Published : 13 Dec 2023 08:24 PM

Zoya Akhtar hardly gets it wrong. She's Bollywood's lady cool, a laid-back, artistic enfant terrible whose next project's subject always is anyone's guess. So, when the Gully Boy (2019) filmmaker decided to take on a comic book series that we can all agree to call long outmoded, for her new film, it makes for a subversively delicious proposition.

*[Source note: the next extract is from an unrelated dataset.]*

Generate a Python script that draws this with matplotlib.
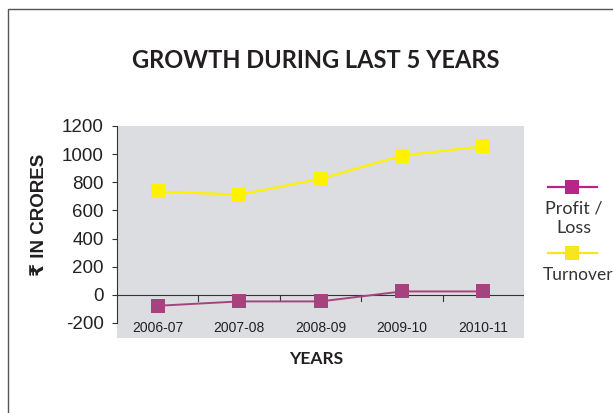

The Archies opens with the protagonist taking a group of tourists around Green Park, the beloved sprawling green lung of Riverdale, which is refashioned as a pretty hill station somewhere in India with quaint bookshops run by Shakespeare-quoting Parsi gentlemen and cosy salons with kind aunties at the helm. The central conflict is 'public interest versus corporate interest', as Dilton Doiley (Yuvraj Menda) declares in the classroom. Veronica's (Suhana Khan) obscenely wealthy parents are back from London and want to tear the town down for their own interests. The teenagers are about to get wind of the devious capitalist plan and embark on a campaign to protect Green Park and Riverdale's old ways. But before that, it indulges in the quintessential Archie's tropes — the love triangle is preserved, as are Jughead's awkward, gluttonous ways, Reggie's irresistible vanity and Veronica's foxy charm.

The narrative sticks to the original names, eschewing the occasional tradition of adapting it into Hindi. Akhtar, who has spoken at length about her fondness and nostalgia for the comics, absorbs the naïvete of its world with a wilful self-awareness, proclaiming — nay, crooning — to the world that she is taking a break from the gritty worlds and stark realism of her previous features.